Saturday, April 18, 2009
In the post dated 3/22, I posed the question about what to do with an unbalanced load. I got the answer that I didn’t want, that the cabin couldn’t hang freely, but rather needed an active mechanical positioning system to correct the problem. Unfortunately, the beauty of the gondola design is that it minimizes errant G forces within the cabin by free hanging, so having an active system to correct for “level” would seem to be counter-productive. I think I have solved the problem. First let’s look at a little picture (above) I did to explain how to stop a passenger compartment from swinging too freely. If a vehicle swings too freely a turn or a gust of wind could get it swinging back and forth like a swing set. Pictured are two hydraulic/pneumatic cylinders tapped to work in both directions. (Sorry they look like car shocks, personal clip-art)
The cylinders are connected by hydraulic fluid lines with valves. When the valves are fully open, the “gondola” swings freely. When fully closed it doesn’t swing at all. The valves can then be adjusted for best performance. My guess is that a small bubble of air in the system will enhance performance. Note that two pair of such cylinders are needed, one for front to back swing control and one for side-to-side control. These would be integrated with any other suspension system.

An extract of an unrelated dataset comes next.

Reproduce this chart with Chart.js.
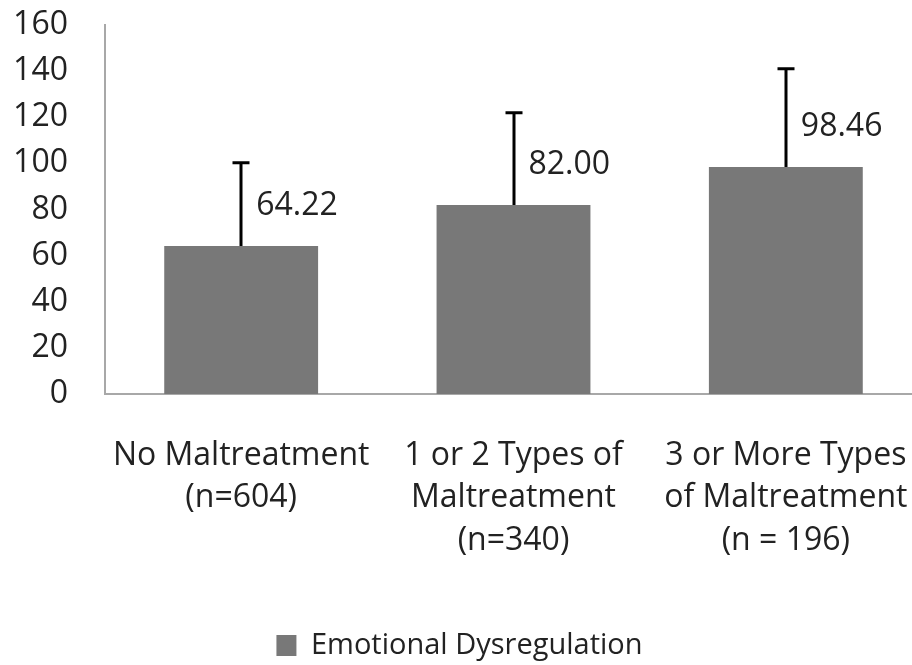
<!DOCTYPE html>
<html>
<head>
<meta charset="utf-8">
<script src="https://cdn.jsdelivr.net/npm/chart.js@4"></script>
<style>
  html, body { margin: 0; padding: 0; background: #fff; }
  #wrap { width: 912px; height: 665px; overflow: hidden; position: relative; }
  canvas { display: block; }
</style>
</head>
<body>
<div id="wrap"><canvas id="c" width="922" height="665" style="width:922px;height:665px"></canvas></div>
<script>
const categories = [
  ["No Maltreatment", "(n=604)"],
  ["1 or 2 Types of", "Maltreatment", "(n=340)"],
  ["3 or More Types", "of Maltreatment", "(n = 196)"]
];
const seriesName = "Emotional Dysregulation";
const means = [64.22, 82.00, 98.46];
const errorsUp = [36.0, 40.0, 42.6];
const valueLabels = ["64.22", "82.00", "98.46"];
const yTicks = [0, 20, 40, 60, 80, 100, 120, 140, 160];

const FONT = '"Open Sans", "DejaVu Sans", sans-serif';
const TEXT = '#222222';

const errorBarPlugin = {
  id: 'errorBars',
  afterUpdate(chart) {
    const lg = chart.legend;
    if (lg) {
      lg.top += 5; lg.bottom += 5;
      lg.left -= 8; lg.right -= 8;
    }
  },
  afterDatasetsDraw(chart) {
    const ctx = chart.ctx;
    const meta = chart.getDatasetMeta(0);
    const y = chart.scales.y;
    ctx.save();
    ctx.strokeStyle = '#000';
    ctx.lineWidth = 3;
    meta.data.forEach((bar, i) => {
      const x = Math.round(bar.x);
      const top = y.getPixelForValue(means[i] + errorsUp[i]);
      ctx.beginPath();
      ctx.moveTo(x, bar.y);
      ctx.lineTo(x, top);
      ctx.moveTo(x - 8.5, top);
      ctx.lineTo(x + 8.5, top);
      ctx.stroke();
    });
    ctx.fillStyle = TEXT;
    ctx.font = '32px ' + FONT;
    ctx.textAlign = 'left';
    ctx.textBaseline = 'middle';
    meta.data.forEach((bar, i) => {
      ctx.fillText(valueLabels[i], bar.x + 15, bar.y - 40);
    });
    ctx.restore();
  }
};

function draw() {
  new Chart(document.getElementById('c'), {
    type: 'bar',
    data: {
      labels: categories,
      datasets: [{
        label: seriesName,
        data: means,
        backgroundColor: '#787878',
        borderWidth: 0,
        categoryPercentage: 1.0,
        barPercentage: 0.565
      }]
    },
    options: {
      responsive: false,
      animation: false,
      layout: { padding: { left: 13, top: 25, right: 0, bottom: 0 } },
      scales: {
        x: {
          grid: { display: false, drawTicks: false },
          border: { display: true, color: '#a8a8a8', width: 2 },
          ticks: {
            color: TEXT,
            font: { family: FONT, size: 32, lineHeight: 1.34 },
            padding: 40,
            maxRotation: 0,
            autoSkip: false
          },
          afterFit(scale) {
            scale.height = 225;
            scale.paddingLeft = 0;
            scale.paddingRight = 0;
          }
        },
        y: {
          min: 0,
          max: 160,
          afterBuildTicks(scale) { scale.ticks = yTicks.map(v => ({ value: v })); },
          grid: { display: false, drawTicks: false },
          border: { display: true, color: '#a8a8a8', width: 2 },
          ticks: {
            color: TEXT,
            font: { family: FONT, size: 32 },
            padding: 37
          },
          afterFit(scale) {
            scale.width = 92;
            scale.paddingTop = 0;
            scale.paddingBottom = 0;
          }
        }
      },
      plugins: {
        legend: {
          position: 'bottom',
          labels: {
            color: TEXT,
            font: { family: FONT, size: 29 },
            boxWidth: 20,
            boxHeight: 21,
            padding: 7
          }
        },
        tooltip: { enabled: false }
      }
    },
    plugins: [errorBarPlugin]
  });
}

Promise.all([
  document.fonts.load('32px "Open Sans"'),
  document.fonts.load('29px "Open Sans"')
]).then(draw, draw);
</script>
</body>
</html>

Here is the “Ah-Hah!” part. The unbalanced load creates a difference between the (loaded) cabin position and the position that the cabin should take from (unoccupied) gravity. But this gravity is not necessarily down. It is whatever the forces of momentum make it. Therefore a simple “out of level” detector will work continuously during a journey, because it won’t just detect down, it will detect gravitational force and an active system meant to detect a severely unbalanced load can be added to a free-swinging system. It can straighten out a weight-tipped cabin while still allowing the cabin to swing.
Here’s how it works. A simple tilt detector like this
mercury switch (similar to those found in a pinball machine) determines that the cabin is tilted and the motor (pictured in blue) activates a screw jack to adjust the level. This process is purposely a bit slow, say 3 seconds. During a trip, the cabin will swing somewhat freely. (dampened by the hydraulic system) Any variation from the cabin floor being perpendicular to gravity or G forces will activate the motor, which will contribute to G force mitigation in a minor way during velocity changes and banking, but will principally keep the “gondola” level during constant velocity straight-aways and during “docking.” I have to say that this is a very immature, out of proportion design, posted as a conceptual drawing only.